Without including the pictures, copy out every line below.

Dataset excerpt:
* Begin *

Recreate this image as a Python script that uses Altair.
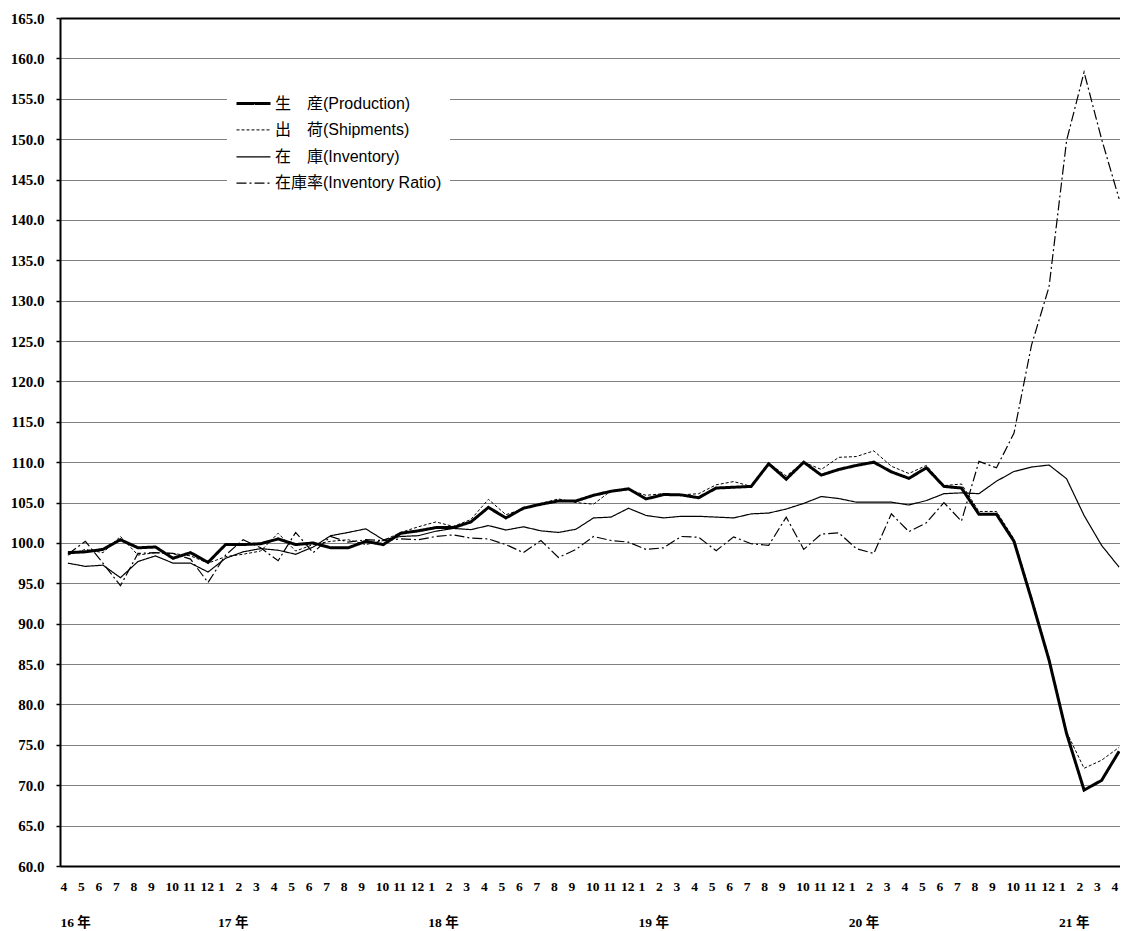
import json
import altair as alt
import pandas as pd

# ---- data -------------------------------------------------------------
MONTHS = ["4", "5", "6", "7", "8", "9", "10", "11", "12",
          "1", "2", "3", "4", "5", "6", "7", "8", "9", "10", "11", "12",
          "1", "2", "3", "4", "5", "6", "7", "8", "9", "10", "11", "12",
          "1", "2", "3", "4", "5", "6", "7", "8", "9", "10", "11", "12",
          "1", "2", "3", "4", "5", "6", "7", "8", "9", "10", "11", "12",
          "1", "2", "3", "4"]
YEAR_POS = [0, 9, 21, 33, 45, 57]
YEAR_LABELS = ["16 年", "17 年", "18 年", "19 年", "20 年", "21 年"]

SERIES = ["生\u3000産(Production)", "出\u3000荷(Shipments)",
          "在\u3000庫(Inventory)", "在庫率(Inventory Ratio)"]

production = [98.8, 98.9, 99.2, 100.4, 99.4, 99.5, 98.1, 98.8, 97.6, 99.8,
              99.8, 99.9, 100.5, 99.8, 100.0, 99.4, 99.4, 100.2, 99.8, 101.2,
              101.5, 101.9, 101.9, 102.6, 104.4, 103.1, 104.3, 104.8, 105.2, 105.2,
              105.9, 106.4, 106.7, 105.45, 106.0, 105.95, 105.6, 106.8, 106.9, 107.0,
              109.8, 107.9, 110.0, 108.4, 109.1, 109.6, 110.0, 108.8, 108.0, 109.3,
              107.0, 106.8, 103.55, 103.55, 100.2, 93.0, 85.5, 76.4, 69.4, 70.6,
              74.2]
shipments = [98.5, 99.2, 98.8, 100.8, 98.5, 98.8, 98.7, 98.4, 97.5, 98.3,
             98.6, 99.0, 101.2, 99.0, 99.8, 100.2, 100.4, 99.8, 100.3, 101.3,
             102.0, 102.6, 102.05, 102.9, 105.4, 103.5, 104.2, 104.9, 105.45, 105.0,
             104.8, 106.45, 106.6, 105.9, 106.1, 105.95, 106.1, 107.2, 107.6, 107.0,
             109.9, 108.3, 110.0, 109.1, 110.6, 110.7, 111.4, 109.5, 108.6, 109.6,
             107.1, 107.3, 103.9, 103.9, 100.5, 93.3, 85.8, 76.6, 72.1, 73.1,
             74.7]
inventory = [97.5, 97.1, 97.25, 95.7, 97.7, 98.4, 97.5, 97.5, 96.4, 98.1,
             98.9, 99.3, 99.1, 98.6, 99.5, 100.9, 101.3, 101.75, 100.4, 100.8,
             100.9, 101.45, 101.8, 101.65, 102.15, 101.6, 102.0, 101.5, 101.3, 101.7,
             103.1, 103.2, 104.3, 103.4, 103.1, 103.3, 103.3, 103.2, 103.1, 103.6,
             103.7, 104.2, 104.9, 105.75, 105.5, 105.05, 105.05, 105.05, 104.7, 105.25,
             106.1, 106.2, 106.1, 107.65, 108.85, 109.4, 109.65, 107.95, 103.4, 99.7,
             97.0]
ratio = [98.6, 100.2, 97.5, 94.7, 98.7, 98.8, 98.7, 98.0, 95.1, 98.5,
         100.4, 99.4, 97.8, 101.3, 98.8, 100.8, 100.1, 100.4, 100.3, 100.5,
         100.4, 100.8, 101.0, 100.6, 100.5, 99.8, 98.8, 100.3, 98.2, 99.2,
         100.8, 100.3, 100.1, 99.2, 99.4, 100.8, 100.7, 99.05, 100.75, 99.9,
         99.7, 103.2, 99.2, 101.1, 101.25, 99.3, 98.7, 103.6, 101.4, 102.5,
         105.0, 102.7, 110.1, 109.3, 113.6, 124.5, 131.7, 149.8, 158.3, 150.0,
         142.6]

rows = []
for name, vals in zip(SERIES, [production, shipments, inventory, ratio]):
    for i, v in enumerate(vals):
        rows.append({"idx": i, "value": v, "series": name})
df = pd.DataFrame(rows)

# x tick labels: month, plus year on a second (widely spaced) line under the first month of each year
labels = []
for i, m in enumerate(MONTHS):
    if i in YEAR_POS:
        labels.append([m, YEAR_LABELS[YEAR_POS.index(i)]])
    else:
        labels.append(m)
label_expr = json.dumps(labels, ensure_ascii=False) + "[datum.value]"

SERIF = "Liberation Serif, Noto Sans CJK JP"
SANS = "Liberation Sans, Noto Sans CJK JP"

leg = alt.Legend(
    title=None, orient="none", legendX=167, legendY=59, direction="vertical",
    symbolType="stroke", symbolSize=1156, symbolStrokeColor="black",
    labelFont=SANS, labelFontSize=16, labelColor="black", labelLimit=400,
    labelOffset=3, rowPadding=0.4, padding=8, fillColor="white",
)

chart = alt.Chart(df).mark_line(color="black").encode(
    x=alt.X(
        "idx:Q",
        scale=alt.Scale(domain=[-0.45, 60.05], nice=False, zero=False),
        axis=alt.Axis(
            values=list(range(61)), labelExpr=label_expr, title=None,
            labelAlign="left", labelOffset=-8, labelBaseline="top", labelPadding=13,
            labelFont=SERIF, labelFontWeight="bold", labelFontSize=13.5,
            labelColor="black", labelLineHeight=36, labelOverlap=False,
            labelFlush=False, labelBound=False, ticks=False, tickSize=0,
            grid=False, domainColor="black", domainWidth=2,
        ),
    ),
    y=alt.Y(
        "value:Q",
        scale=alt.Scale(domain=[60, 165], nice=False, zero=False),
        axis=alt.Axis(
            values=list(range(60, 170, 5)), format=".1f", title=None,
            labelFont=SERIF, labelFontWeight="bold", labelFontSize=15,
            labelColor="black", labelPadding=12,
            domainColor="black", domainWidth=2,
            tickColor="black", tickSize=4, tickWidth=1.5,
            grid=True,
            gridColor={"condition": {"test": "datum.value >= 165", "value": "black"},
                       "value": "#808080"},
            gridWidth={"condition": {"test": "datum.value >= 165", "value": 2},
                       "value": 1.2},
        ),
    ),
    strokeDash=alt.StrokeDash(
        "series:N",
        scale=alt.Scale(domain=SERIES, range=[[1, 0], [3, 2], [1, 0], [10, 3, 2, 3]]),
        legend=leg,
    ),
    strokeWidth=alt.StrokeWidth(
        "series:N",
        scale=alt.Scale(type="ordinal", domain=SERIES, range=[3, 1, 1.2, 1.2]),
        legend=leg,
    ),
).properties(
    width=1060,
    height=848,
    autosize=alt.AutoSizeParams(type="none"),
    padding={"left": 52, "top": 10, "right": 0, "bottom": 70},
    background="white",
).configure_view(strokeWidth=0)

chart.save("out.html", embed_options={"renderer": "svg", "actions": False})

* End *

Finished task:
Recreate this image as a Python script that uses Altair.
import json
import altair as alt
import pandas as pd

# ---- data -------------------------------------------------------------
MONTHS = ["4", "5", "6", "7", "8", "9", "10", "11", "12",
          "1", "2", "3", "4", "5", "6", "7", "8", "9", "10", "11", "12",
          "1", "2", "3", "4", "5", "6", "7", "8", "9", "10", "11", "12",
          "1", "2", "3", "4", "5", "6", "7", "8", "9", "10", "11", "12",
          "1", "2", "3", "4", "5", "6", "7", "8", "9", "10", "11", "12",
          "1", "2", "3", "4"]
YEAR_POS = [0, 9, 21, 33, 45, 57]
YEAR_LABELS = ["16 年", "17 年", "18 年", "19 年", "20 年", "21 年"]

SERIES = ["生\u3000産(Production)", "出\u3000荷(Shipments)",
          "在\u3000庫(Inventory)", "在庫率(Inventory Ratio)"]

production = [98.8, 98.9, 99.2, 100.4, 99.4, 99.5, 98.1, 98.8, 97.6, 99.8,
              99.8, 99.9, 100.5, 99.8, 100.0, 99.4, 99.4, 100.2, 99.8, 101.2,
              101.5, 101.9, 101.9, 102.6, 104.4, 103.1, 104.3, 104.8, 105.2, 105.2,
              105.9, 106.4, 106.7, 105.45, 106.0, 105.95, 105.6, 106.8, 106.9, 107.0,
              109.8, 107.9, 110.0, 108.4, 109.1, 109.6, 110.0, 108.8, 108.0, 109.3,
              107.0, 106.8, 103.55, 103.55, 100.2, 93.0, 85.5, 76.4, 69.4, 70.6,
              74.2]
shipments = [98.5, 99.2, 98.8, 100.8, 98.5, 98.8, 98.7, 98.4, 97.5, 98.3,
             98.6, 99.0, 101.2, 99.0, 99.8, 100.2, 100.4, 99.8, 100.3, 101.3,
             102.0, 102.6, 102.05, 102.9, 105.4, 103.5, 104.2, 104.9, 105.45, 105.0,
             104.8, 106.45, 106.6, 105.9, 106.1, 105.95, 106.1, 107.2, 107.6, 107.0,
             109.9, 108.3, 110.0, 109.1, 110.6, 110.7, 111.4, 109.5, 108.6, 109.6,
             107.1, 107.3, 103.9, 103.9, 100.5, 93.3, 85.8, 76.6, 72.1, 73.1,
             74.7]
inventory = [97.5, 97.1, 97.25, 95.7, 97.7, 98.4, 97.5, 97.5, 96.4, 98.1,
             98.9, 99.3, 99.1, 98.6, 99.5, 100.9, 101.3, 101.75, 100.4, 100.8,
             100.9, 101.45, 101.8, 101.65, 102.15, 101.6, 102.0, 101.5, 101.3, 101.7,
             103.1, 103.2, 104.3, 103.4, 103.1, 103.3, 103.3, 103.2, 103.1, 103.6,
             103.7, 104.2, 104.9, 105.75, 105.5, 105.05, 105.05, 105.05, 104.7, 105.25,
             106.1, 106.2, 106.1, 107.65, 108.85, 109.4, 109.65, 107.95, 103.4, 99.7,
             97.0]
ratio = [98.6, 100.2, 97.5, 94.7, 98.7, 98.8, 98.7, 98.0, 95.1, 98.5,
         100.4, 99.4, 97.8, 101.3, 98.8, 100.8, 100.1, 100.4, 100.3, 100.5,
         100.4, 100.8, 101.0, 100.6, 100.5, 99.8, 98.8, 100.3, 98.2, 99.2,
         100.8, 100.3, 100.1, 99.2, 99.4, 100.8, 100.7, 99.05, 100.75, 99.9,
         99.7, 103.2, 99.2, 101.1, 101.25, 99.3, 98.7, 103.6, 101.4, 102.5,
         105.0, 102.7, 110.1, 109.3, 113.6, 124.5, 131.7, 149.8, 158.3, 150.0,
         142.6]

rows = []
for name, vals in zip(SERIES, [production, shipments, inventory, ratio]):
    for i, v in enumerate(vals):
        rows.append({"idx": i, "value": v, "series": name})
df = pd.DataFrame(rows)

# x tick labels: month, plus year on a second (widely spaced) line under the first month of each year
labels = []
for i, m in enumerate(MONTHS):
    if i in YEAR_POS:
        labels.append([m, YEAR_LABELS[YEAR_POS.index(i)]])
    else:
        labels.append(m)
label_expr = json.dumps(labels, ensure_ascii=False) + "[datum.value]"

SERIF = "Liberation Serif, Noto Sans CJK JP"
SANS = "Liberation Sans, Noto Sans CJK JP"

leg = alt.Legend(
    title=None, orient="none", legendX=167, legendY=59, direction="vertical",
    symbolType="stroke", symbolSize=1156, symbolStrokeColor="black",
    labelFont=SANS, labelFontSize=16, labelColor="black", labelLimit=400,
    labelOffset=3, rowPadding=0.4, padding=8, fillColor="white",
)

chart = alt.Chart(df).mark_line(color="black").encode(
    x=alt.X(
        "idx:Q",
        scale=alt.Scale(domain=[-0.45, 60.05], nice=False, zero=False),
        axis=alt.Axis(
            values=list(range(61)), labelExpr=label_expr, title=None,
            labelAlign="left", labelOffset=-8, labelBaseline="top", labelPadding=13,
            labelFont=SERIF, labelFontWeight="bold", labelFontSize=13.5,
            labelColor="black", labelLineHeight=36, labelOverlap=False,
            labelFlush=False, labelBound=False, ticks=False, tickSize=0,
            grid=False, domainColor="black", domainWidth=2,
        ),
    ),
    y=alt.Y(
        "value:Q",
        scale=alt.Scale(domain=[60, 165], nice=False, zero=False),
        axis=alt.Axis(
            values=list(range(60, 170, 5)), format=".1f", title=None,
            labelFont=SERIF, labelFontWeight="bold", labelFontSize=15,
            labelColor="black", labelPadding=12,
            domainColor="black", domainWidth=2,
            tickColor="black", tickSize=4, tickWidth=1.5,
            grid=True,
            gridColor={"condition": {"test": "datum.value >= 165", "value": "black"},
                       "value": "#808080"},
            gridWidth={"condition": {"test": "datum.value >= 165", "value": 2},
                       "value": 1.2},
        ),
    ),
    strokeDash=alt.StrokeDash(
        "series:N",
        scale=alt.Scale(domain=SERIES, range=[[1, 0], [3, 2], [1, 0], [10, 3, 2, 3]]),
        legend=leg,
    ),
    strokeWidth=alt.StrokeWidth(
        "series:N",
        scale=alt.Scale(type="ordinal", domain=SERIES, range=[3, 1, 1.2, 1.2]),
        legend=leg,
    ),
).properties(
    width=1060,
    height=848,
    autosize=alt.AutoSizeParams(type="none"),
    padding={"left": 52, "top": 10, "right": 0, "bottom": 70},
    background="white",
).configure_view(strokeWidth=0)

chart.save("out.html", embed_options={"renderer": "svg", "actions": False})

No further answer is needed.